Amazon SimpleDB
Amazon SimpleDB is a distributed database written in Erlang by Amazon.com. It is used as a web service in concert with Amazon Elastic Compute Cloud and Amazon S3 and is part of Amazon Web Services. It was announced on December 13, 2007.
As with EC2 and S3, Amazon charges fees for SimpleDB storage, transfer, and throughput over the Internet. On December 1, 2008, Amazon introduced new pricing with Free Tier for 1 GB of data & 25 machine hours. Transfer to other Amazon Web Services is free of charge.
Limitations
SimpleDB provides eventual consistency, which is a weaker form of consistency, compared to other database management systems. This is often considered a limitation, because it is harder to reason about, which makes it harder to write correct programs that make use of SimpleDB. This limitation is the result of a fundamental design trade-off. By foregoing consistency, the system is able to achieve two other highly desirable properties:- availability – components of the system may fail, but the service will continue to operate correctly.
- partition tolerance – components in the system are connected to one another by a computer network. If components are not able to contact one another using the network, operation of the system will continue.
Published limitations:
Store limitations
Attribute | Maximum |
domains | 250 active domains per account. More can be requested by filling out a form. |
size of each domain | 10 GB |
attributes per domain | 1,000,000,000 |
attributes per item | 256 attributes |
size per attribute | 1024 bytes |
Query limitations
Attribute | Maximum |
items returned in a query response | 2500 items |
seconds a query may run | 5 s |
attribute names per query predicate | 1 attribute name |
comparisons per predicate | 22 operators |
predicates per query expression | 20 predicates |
Features
Conditional Put and Delete
Conditional put and conditional delete are new operations that were added in February 2010. They address a problem that arises when accessing SimpleDB concurrently. Consider a simple program that uses SimpleDB to store a counter, i.e. a number that can be incremented. The program must do three things:- Retrieve the current value of the counter from SimpleDB.
- Add one to the value.
- Store the new value in the same place as the old value in SimpleDB.
Continuing the previous example, consider two processes, A and B, running the same program. Suppose SimpleDB services requests for data, as described in step 1, from both A and B. A and B see the same value. Let's say that the current value of the counter is 0. Because of steps 2 and 3, A will try to store 1. B will try to do the same; thus, the final counter value will be 1, even though the expected final counter value is 2, because the system attempted two increment operations, one by A, and another by B.

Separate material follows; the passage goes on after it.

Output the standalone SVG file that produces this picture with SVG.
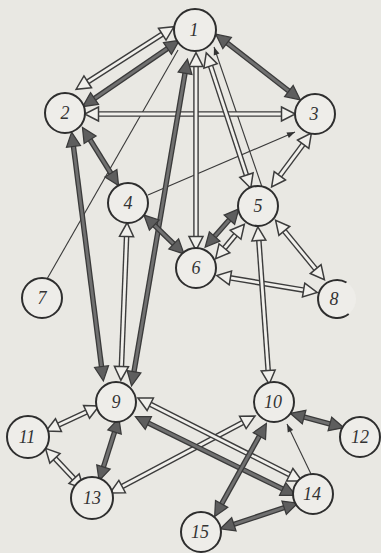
<svg xmlns="http://www.w3.org/2000/svg" width="381" height="553" viewBox="0 0 381 553">
<style>
.bg{fill:#e9e8e3}
.ho{stroke:#3c3c3c;stroke-width:5.6;fill:none}
.hi{stroke:#f1f0ec;stroke-width:2.8;fill:none;marker-start:url(#hh);marker-end:url(#hh)}
.do{stroke:#3a3a3a;stroke-width:5.4;fill:none}
.di{stroke:#707070;stroke-width:2.8;fill:none;marker-start:url(#dh);marker-end:url(#dh)}
.th{stroke:#3a3a3a;stroke-width:1.1;fill:none}
.ta{marker-end:url(#sh)}
.nc{fill:#eeede9;stroke:#2e2e2e;stroke-width:2}
.nt{font-family:"Liberation Serif","DejaVu Serif",serif;font-style:italic;font-size:18px;fill:#333;text-anchor:middle}
</style>
<defs>
<marker id="hh" markerUnits="userSpaceOnUse" orient="auto-start-reverse" refX="0.4" refY="0" markerWidth="20" markerHeight="20" viewBox="-2 -8 16 16" overflow="visible">
<path d="M0,-5.6 L11,0 L0,5.6 Z" fill="#f1f0ec" stroke="#3c3c3c" stroke-width="1.2" stroke-linejoin="miter"/>
</marker>
<marker id="dh" markerUnits="userSpaceOnUse" orient="auto-start-reverse" refX="0.4" refY="0" markerWidth="20" markerHeight="20" viewBox="-2 -8 16 16" overflow="visible">
<path d="M0,-5.6 L11.5,0 L0,5.6 Z" fill="#5e5e5e" stroke="#3a3a3a" stroke-width="1"/>
</marker>
<marker id="sh" markerUnits="userSpaceOnUse" orient="auto" refX="8" refY="0" markerWidth="12" markerHeight="12" viewBox="-2 -5 12 10" overflow="visible">
<path d="M0,-3 L8,0 L0,3 Z" fill="#333"/>
</marker>
</defs>
<rect class="bg" x="0" y="0" width="381" height="553"/>
<g id="edges">
<line class="th" x1="178" y1="50" x2="47" y2="279"/>
<line class="th ta" x1="262" y1="187" x2="214" y2="47"/>
<line class="th ta" x1="148" y1="195" x2="295" y2="132"/>
<line class="th ta" x1="311" y1="474" x2="287" y2="424"/>
<g id="e1-2a"><line class="ho" x1="87.3" y1="82.1" x2="162.7" y2="33.9"/><line class="hi" x1="87.3" y1="82.1" x2="162.7" y2="33.9"/></g>
<g id="e2-3"><line class="ho" x1="98" y1="114" x2="282" y2="114"/><line class="hi" x1="98" y1="114" x2="282" y2="114"/></g>
<g id="e1-6"><line class="ho" x1="196" y1="66" x2="196" y2="237"/><line class="hi" x1="196" y1="66" x2="196" y2="237"/></g>
<g id="e1-5"><line class="ho" x1="210.4" y1="65.5" x2="246.6" y2="175.6"/><line class="hi" x1="210.4" y1="65.5" x2="246.6" y2="175.6"/></g>
<g id="e3-5"><line class="ho" x1="303.5" y1="143.8" x2="279.5" y2="176.2"/><line class="hi" x1="303.5" y1="143.8" x2="279.5" y2="176.2"/></g>
<g id="e4-9"><line class="ho" x1="126.6" y1="236" x2="121.4" y2="367"/><line class="hi" x1="126.6" y1="236" x2="121.4" y2="367"/></g>
<g id="e5-6b"><line class="ho" x1="235.9" y1="234.4" x2="224.1" y2="248.6"/><line class="hi" x1="235.9" y1="234.4" x2="224.1" y2="248.6"/></g>
<g id="e5-8"><line class="ho" x1="284" y1="230.5" x2="316" y2="269.5"/><line class="hi" x1="284" y1="230.5" x2="316" y2="269.5"/></g>
<g id="e6-8"><line class="ho" x1="229.9" y1="277.8" x2="304.1" y2="290.2"/><line class="hi" x1="229.9" y1="277.8" x2="304.1" y2="290.2"/></g>
<g id="e5-10"><line class="ho" x1="258.8" y1="240" x2="268.2" y2="371"/><line class="hi" x1="258.8" y1="240" x2="268.2" y2="371"/></g>
<g id="e9-11"><line class="ho" x1="87" y1="411.7" x2="58" y2="425.3"/><line class="hi" x1="87" y1="411.7" x2="58" y2="425.3"/></g>
<g id="e11-13"><line class="ho" x1="54.6" y1="458" x2="74.4" y2="479"/><line class="hi" x1="54.6" y1="458" x2="74.4" y2="479"/></g>
<g id="e10-13"><line class="ho" x1="243.3" y1="422.2" x2="121.7" y2="486.8"/><line class="hi" x1="243.3" y1="422.2" x2="121.7" y2="486.8"/></g>
<g id="e9-14a"><line class="ho" x1="149.8" y1="404" x2="290.2" y2="475"/><line class="hi" x1="149.8" y1="404" x2="290.2" y2="475"/></g>
<g id="e1-2b"><line class="do" x1="94.1" y1="98.8" x2="167.9" y2="48.2"/><line class="di" x1="94.1" y1="98.8" x2="167.9" y2="48.2"/></g>
<g id="e1-3"><line class="do" x1="226.7" y1="42.7" x2="289.3" y2="91.3"/><line class="di" x1="226.7" y1="42.7" x2="289.3" y2="91.3"/></g>
<g id="e1-9"><line class="do" x1="185.1" y1="72.8" x2="133.9" y2="372.2"/><line class="di" x1="185.1" y1="72.8" x2="133.9" y2="372.2"/></g>
<g id="e2-9"><line class="do" x1="73.4" y1="145.9" x2="101.6" y2="367.1"/><line class="di" x1="73.4" y1="145.9" x2="101.6" y2="367.1"/></g>
<g id="e2-4"><line class="do" x1="89.8" y1="139.3" x2="111.2" y2="173.7"/><line class="di" x1="89.8" y1="139.3" x2="111.2" y2="173.7"/></g>
<g id="e4-6"><line class="do" x1="153.9" y1="224.7" x2="174.1" y2="244.3"/><line class="di" x1="153.9" y1="224.7" x2="174.1" y2="244.3"/></g>
<g id="e5-6a"><line class="do" x1="229.7" y1="219.3" x2="214.3" y2="236.8"/><line class="di" x1="229.7" y1="219.3" x2="214.3" y2="236.8"/></g>
<g id="e9-13"><line class="do" x1="114.7" y1="431.5" x2="103.3" y2="467.5"/><line class="di" x1="114.7" y1="431.5" x2="103.3" y2="467.5"/></g>
<g id="e9-14b"><line class="do" x1="147.9" y1="422.8" x2="283.1" y2="489.2"/><line class="di" x1="147.9" y1="422.8" x2="283.1" y2="489.2"/></g>
<g id="e10-12"><line class="do" x1="303.6" y1="416.9" x2="330.4" y2="424.1"/><line class="di" x1="303.6" y1="416.9" x2="330.4" y2="424.1"/></g>
<g id="e10-15"><line class="do" x1="259.6" y1="435.6" x2="221.4" y2="504.4"/><line class="di" x1="259.6" y1="435.6" x2="221.4" y2="504.4"/></g>
<g id="e14-15"><line class="do" x1="284.6" y1="507.5" x2="233.4" y2="524.5"/><line class="di" x1="284.6" y1="507.5" x2="233.4" y2="524.5"/></g>
</g>
<g id="n1"><circle class="nc" cx="195" cy="30" r="21"/><text class="nt" x="194" y="36">1</text></g>
<g id="n2"><circle class="nc" cx="65" cy="113" r="20"/><text class="nt" x="65" y="119">2</text></g>
<g id="n3"><circle class="nc" cx="315" cy="114" r="20"/><text class="nt" x="314" y="120">3</text></g>
<g id="n4"><circle class="nc" cx="128" cy="203" r="20"/><text class="nt" x="128" y="209">4</text></g>
<g id="n5"><circle class="nc" cx="258" cy="206" r="20"/><text class="nt" x="258" y="212">5</text></g>
<g id="n6"><circle class="nc" cx="196" cy="268" r="20"/><text class="nt" x="196" y="274">6</text></g>
<g id="n7"><circle class="nc" cx="42" cy="298" r="20"/><text class="nt" x="42" y="304">7</text></g>
<g id="n8"><circle cx="337" cy="299" r="19" fill="#eeede9"/><path d="M346.5,282.5 A19,19 0 1 0 348.7,314" fill="none" stroke="#2e2e2e" stroke-width="2"/><text class="nt" x="334" y="305">8</text></g>
<g id="n9"><circle class="nc" cx="116" cy="402" r="20"/><text class="nt" x="116" y="408">9</text></g>
<g id="n10"><circle class="nc" cx="274" cy="402" r="20"/><text class="nt" x="273" y="408">10</text></g>
<g id="n11"><circle class="nc" cx="28" cy="437" r="21"/><text class="nt" x="27" y="443">11</text></g>
<g id="n12"><circle class="nc" cx="360" cy="437" r="20"/><text class="nt" x="360" y="443">12</text></g>
<g id="n13"><circle class="nc" cx="92" cy="498" r="21"/><text class="nt" x="92" y="504">13</text></g>
<g id="n14"><circle class="nc" cx="313" cy="494" r="20"/><text class="nt" x="312" y="500">14</text></g>
<g id="n15"><circle class="nc" cx="201" cy="532" r="20"/><text class="nt" x="200" y="538">15</text></g>
</svg>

This problem can be solved by the use of conditional put. Suppose we change step 3 as follows: instead of unconditionally storing the new value, the program asks SimpleDB to store the new value only if the value that it currently holds is the same as the value that was retrieved in step 1. Then, we can be sure that the counter's value actually increases. This introduces some additional complexity; if SimpleDB was not able to store the new value because the current value was not as expected, the program must repeat steps 1-3 until the conditional put operation actually changes the stored value.
Consistent Read
Consistent read was a new feature that was released at the same time as conditional put and conditional delete. As the name suggests, consistent read addresses problems that arise due to SimpleDB's eventual consistency model. Consider the following sequence of operations:- Program A stores some data in SimpleDB.
- Immediately after, A requests the data it just stored.
The reason that inconsistent results can arise when the consistent read operation is not used is that SimpleDB stores data in multiple locations, and the new data in step 1 might not be written at all locations when SimpleDB receives the data request in step 2. In that case, it is possible that the data request in step 2 is serviced at one of the locations where the new data has not been written.
Amazon discourages the use of consistent read, unless it is required for correctness. The reason for this recommendation is that the rate at which consistent read operations are serviced is lower than for regular reads.